Bed bugs are also very resilient. They can live for more than a year without feeding and can withstand very cold temperatures. They are not super-bugs, though, and they can be killed. Some pesticides, such as DDT, are very effective at killing them. Unfortunately, bed bugs have either developed resistance to those pesticides or the pesticides have been banned. They do have one weakness, though: temperatures above 120F generally kill them.
That’s why the best way to get rid of bed bugs is to use a dry steamer on your carpet, mattress, sofas, and other fabric furniture. A good dry steamer (like this Vapamore one) will reach high enough temperatures to kill both bed bugs and bed bug eggs without damaging your furniture. The problem with regular steam cleaners is that they’ll leave too much moisture on the furniture and can cause them to rot or grow moldy.
Another strategy for killing bed bugs we recommend you implement is to get some diatomaceous earth and spread it on your floors (in the corner of your rooms and under your bed). Diatomaceous earth is a natural white powder that will dry out insects (including bed bugs) when they walk over it. The dehydrated bugs will then die.

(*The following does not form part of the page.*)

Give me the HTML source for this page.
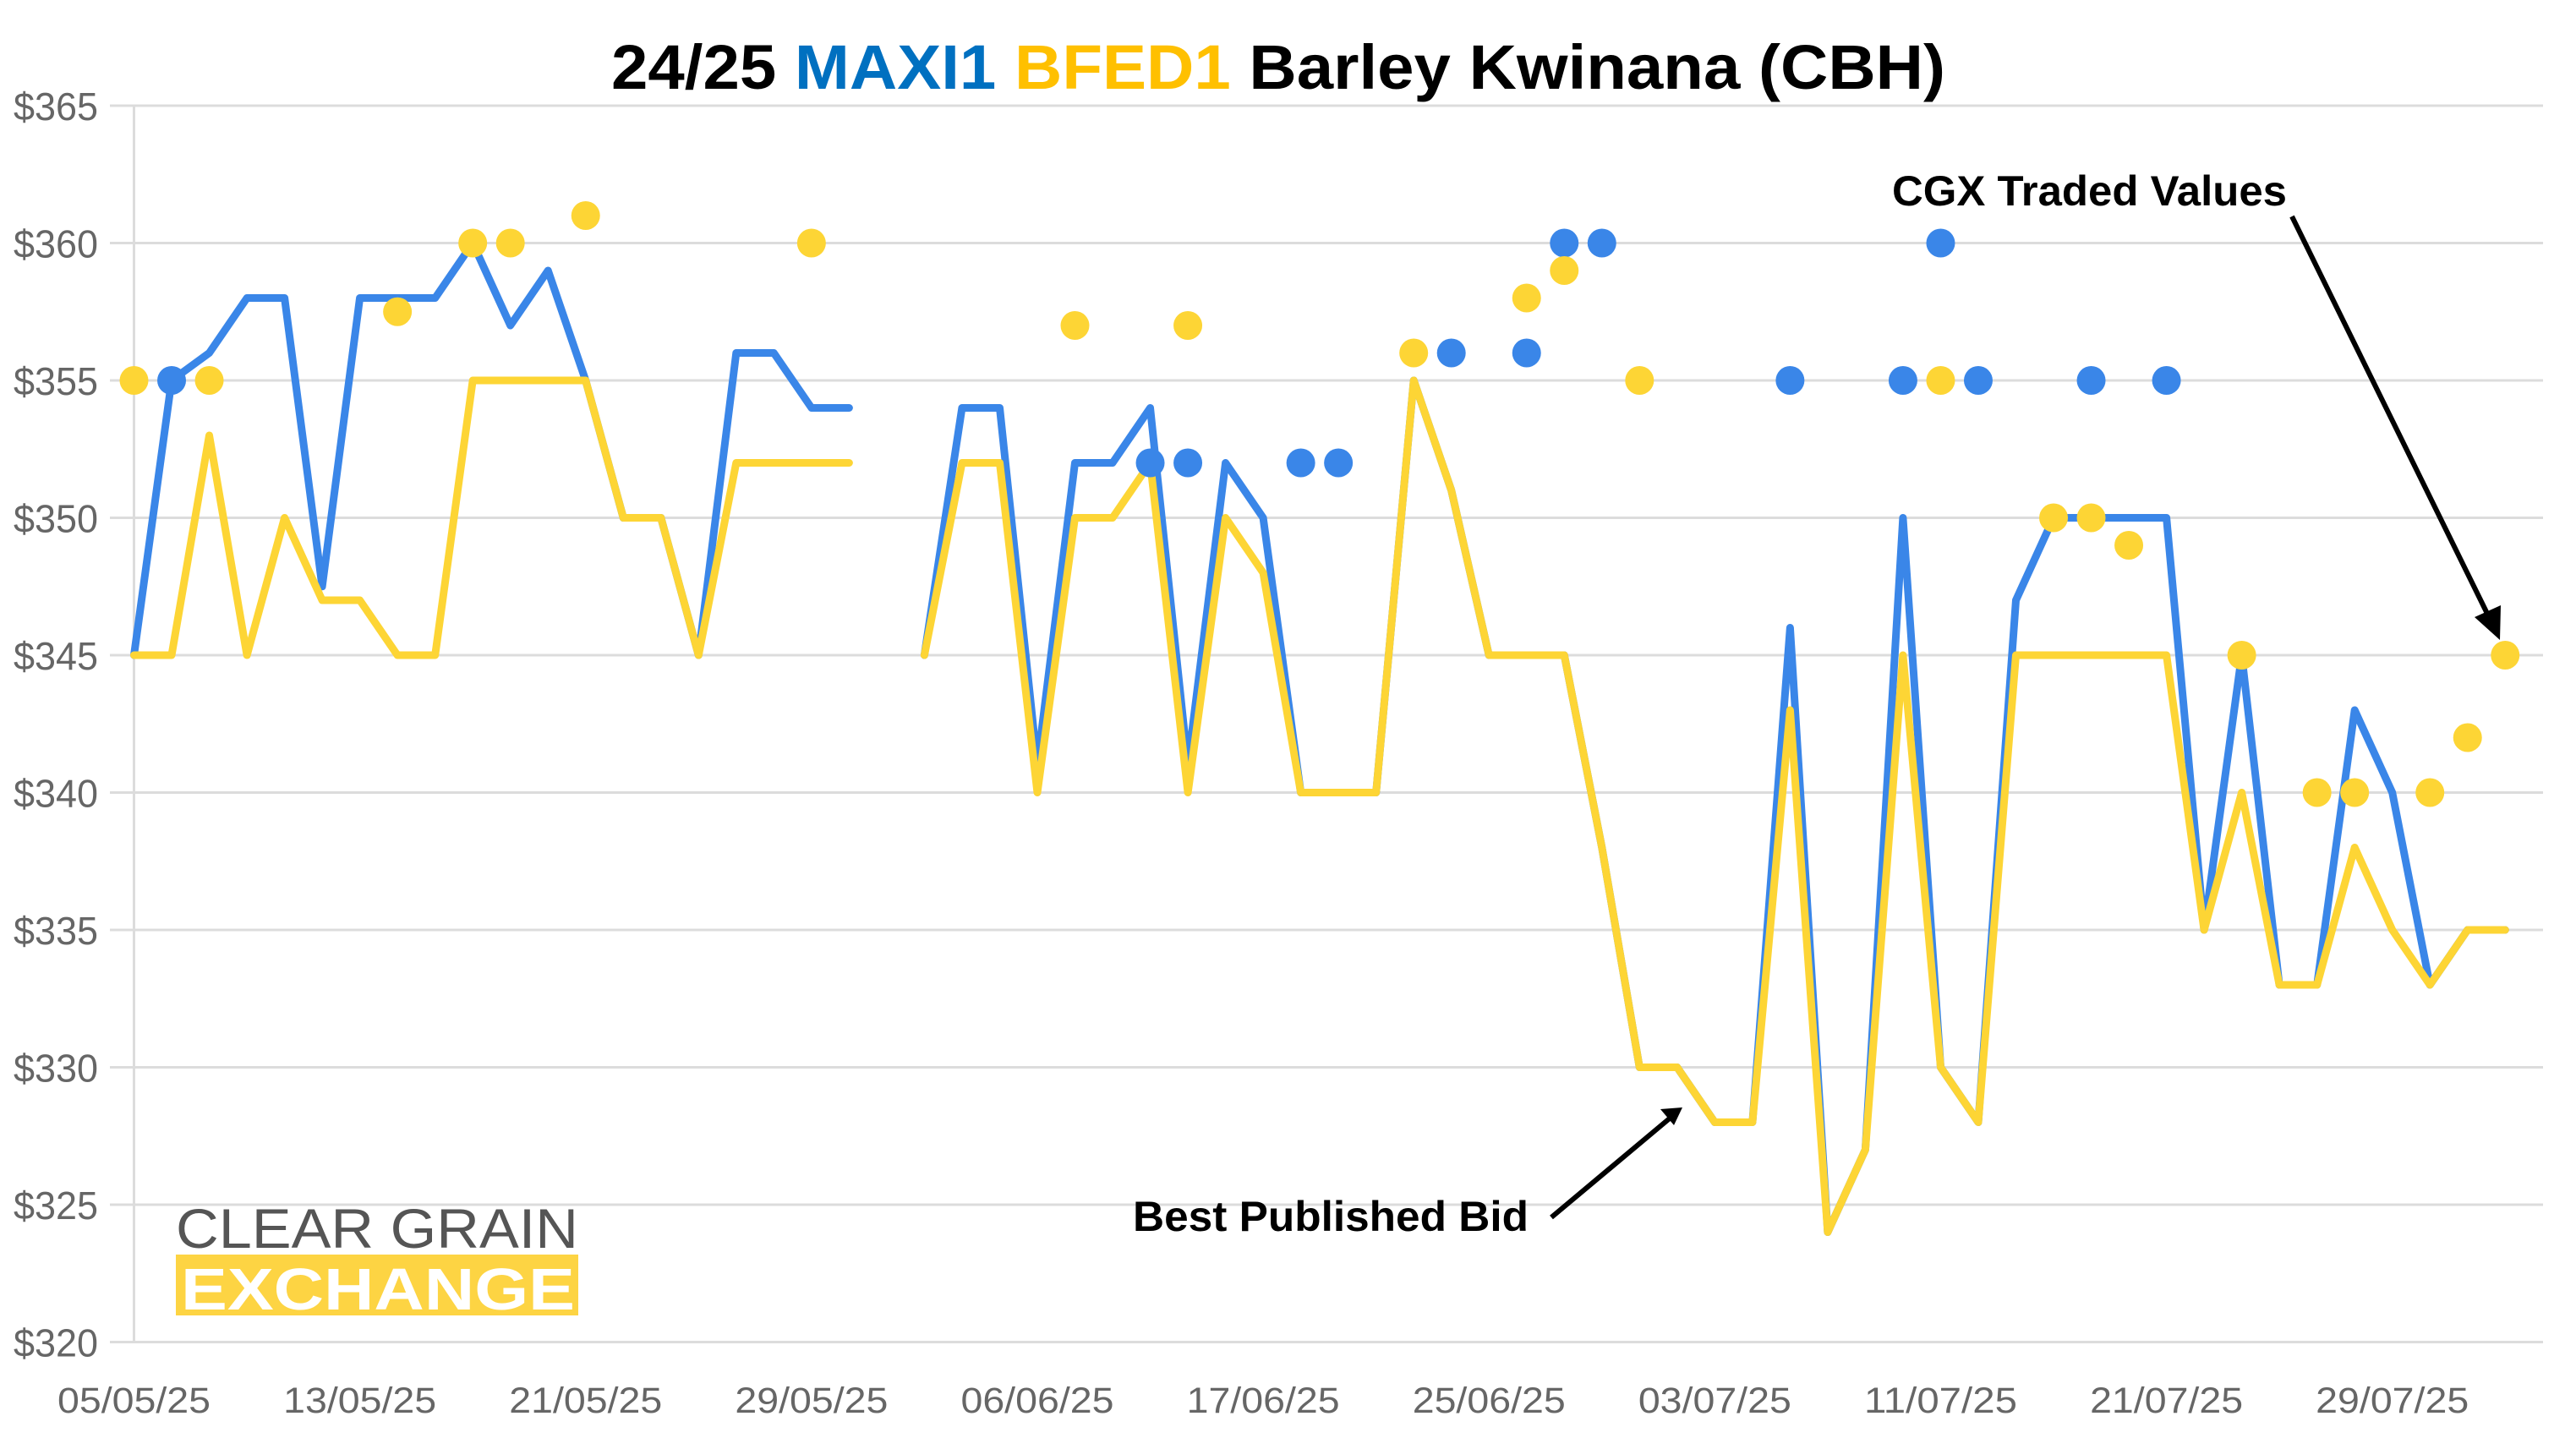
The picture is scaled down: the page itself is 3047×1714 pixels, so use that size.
<!DOCTYPE html>
<html><head><meta charset="utf-8"><style>
html,body{margin:0;padding:0;background:#fff}
svg{display:block}
text{font-family:"Liberation Sans",sans-serif}
</style></head><body>
<svg id="chart" width="3047" height="1714" viewBox="0 0 3047 1714" xmlns="http://www.w3.org/2000/svg">
<g id="grid"></g>
<g id="yaxis"></g>
<g id="xaxis"></g>
<g id="series"></g>
<text x="1512" y="105" text-anchor="middle" font-size="74" font-weight="bold" textLength="1578" lengthAdjust="spacingAndGlyphs"><tspan fill="#000">24/25  </tspan><tspan fill="#0070c0">MAXI1 </tspan><tspan fill="#ffc000">BFED1 </tspan><tspan fill="#000">Barley Kwinana (CBH)</tspan></text>
<text x="2238" y="243" font-size="50" font-weight="bold" textLength="467" lengthAdjust="spacingAndGlyphs">CGX Traded Values</text>
<line x1="2711" y1="256" x2="2948" y2="738" stroke="#000" stroke-width="6"/>
<polygon points="2957,757 2927,730 2958,716" fill="#000"/>
<text x="1340" y="1456" font-size="50" font-weight="bold" textLength="468" lengthAdjust="spacingAndGlyphs">Best Published Bid</text>
<line x1="1835" y1="1440" x2="1976" y2="1322" stroke="#000" stroke-width="6"/>
<polygon points="1990,1310 1964,1312 1980,1331" fill="#000"/>
<g>
<text x="208" y="1476" font-size="66" fill="#555" textLength="476" lengthAdjust="spacingAndGlyphs">CLEAR GRAIN</text>
<rect x="208" y="1484" width="476" height="72" fill="#fdd443"/>
<text x="214" y="1549" font-size="70" font-weight="bold" fill="#fff" textLength="466" lengthAdjust="spacingAndGlyphs">EXCHANGE</text>
</g>
</svg>
<script>
const xLabels=["05/05/25","13/05/25","21/05/25","29/05/25","06/06/25","17/06/25","25/06/25","03/07/25","11/07/25","21/07/25","29/07/25"];
const yTicks=[320,325,330,335,340,345,350,355,360,365];
const maxi1=[345,355,356,358,358,347.5,358,358,358,360,357,359,355,350,350,345,356,356,354,354,null,345,354,354,341,352,352,354,341,352,350,340,340,340,355,351,345,345,345,338,330,330,328,328,346,324,327,350,330,328,347,350,350,350,350,335,345,333,333,343,340,333,335,335];
const bfed1=[345,345,353,345,350,347,347,345,345,355,355,355,355,350,350,345,352,352,352,352,null,345,352,352,340,350,350,352,340,350,348,340,340,340,355,351,345,345,345,338,330,330,328,328,343,324,327,345,330,328,345,345,345,345,345,335,340,333,333,338,335,333,335,335];
const maxiTraded=[null,355,null,null,null,null,null,null,null,null,null,null,null,null,null,null,null,null,null,null,null,null,null,null,null,null,null,352,352,null,null,352,352,null,null,356,null,356,360,360,null,null,null,null,355,null,null,355,360,355,null,null,355,null,355,null,null,null,null,null,null,null,null,null];
const bfedTraded=[355,null,355,null,null,null,null,357.5,null,360,360,null,361,null,null,null,null,null,360,null,null,null,null,null,null,357,null,null,357,null,null,null,null,null,356,null,null,358,359,null,355,null,null,null,null,null,null,null,355,null,null,350,350,349,null,null,345,null,340,340,null,340,342,345];
const NS='http://www.w3.org/2000/svg';
const X0=158.5,DX=44.52,Y0=1587.5,PY=32.5;
const xs=i=>X0+i*DX, ys=v=>Y0-(v-320)*PY;
function mk(tag,attrs,parent){const e=document.createElementNS(NS,tag);for(const k in attrs)e.setAttribute(k,attrs[k]);parent.appendChild(e);return e;}
const grid=document.getElementById('grid'),ya=document.getElementById('yaxis'),xa=document.getElementById('xaxis'),ser=document.getElementById('series');
yTicks.forEach(v=>{
 const l=mk('line',{x1:130,x2:3008,y1:ys(v),y2:ys(v),stroke:'#dcdcdc','stroke-width':3},grid);
 
 
 const t=mk('text',{x:116,y:ys(v)+17,'text-anchor':'end','font-size':46,fill:'#666',textLength:100,lengthAdjust:'spacingAndGlyphs'},ya);
 t.textContent='$'+v;
 
 
});
const ax=mk('line',{x1:X0,x2:X0,y1:ys(365),y2:ys(320),stroke:'#dcdcdc','stroke-width':3},grid);


xLabels.forEach((s,k)=>{
 const t=mk('text',{x:xs(k*6),y:1671,'text-anchor':'middle','font-size':43,fill:'#666',textLength:181,lengthAdjust:'spacingAndGlyphs'},xa);
 t.textContent=s;
 
 
});
function line(arr,color,name){
 let d='',pen=false;
 arr.forEach((v,i)=>{if(v==null){pen=false;return;}d+=(pen?'L':'M')+xs(i).toFixed(1)+' '+ys(v).toFixed(1)+' ';pen=true;});
 const p=mk('path',{d:d,fill:'none',stroke:color,'stroke-width':9,'stroke-linejoin':'round','stroke-linecap':'round'},ser);
 
 
}
function dots(arr,color,name){
 arr.forEach((v,i)=>{if(v==null)return;
  const c=mk('circle',{cx:xs(i),cy:ys(v),r:17,fill:color},ser);
  
  
 });
}
line(maxi1,'#3a86e8','maxi1-line');
line(bfed1,'#fdd535','bfed1-line');
dots(maxiTraded,'#3a86e8','maxi1-traded-point');
dots(bfedTraded,'#fdd535','bfed1-traded-point');
</script>
</body></html>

Other methods like washing your clothes and bed sheets on high temperatures and then drying them also at high temperatures will help too.
While it’s natural to want to buy chemicals to spray to kill bed bugs (like you would do with ants or other insects that infest your home), sprays unfortunately don’t work that well with bed bugs. You tend to have to use a ton of spray and it has to be directly on them. If you do have a large infestation you’re dealing with, then something like this Eco Defense bed bug spray might help. But don’t let buying just a spray lull you into a false sense of security. Bed bug sprays will not kill bed bug eggs, so you’ll have new bed bugs hatching all the time unless you kill them using a dry steamer.
If you want to find out more about the various methods of killing bed bugs, then read our How to Get Rid of Bed Bugs page.
I hope this post helped you understand what are bed bugs as well as provided you with some ideas on how to make sure you don’t get them ever.
Bed bugs are most definitely not a myth. While they are not dangerous, they are annoying and can prevent you from getting good sleep for a long time if you have an infestation. So, do what you can to prevent them from entering your home, and if you do ever suspect you have bed bugs, act quickly to determine whether you actually have bed bugs or not and then take swift action to kill both the bed bugs and any eggs they laid.
Most people that act quickly are able to get rid of the few bed bugs that they brought into their homes and stop an infestation from taking place.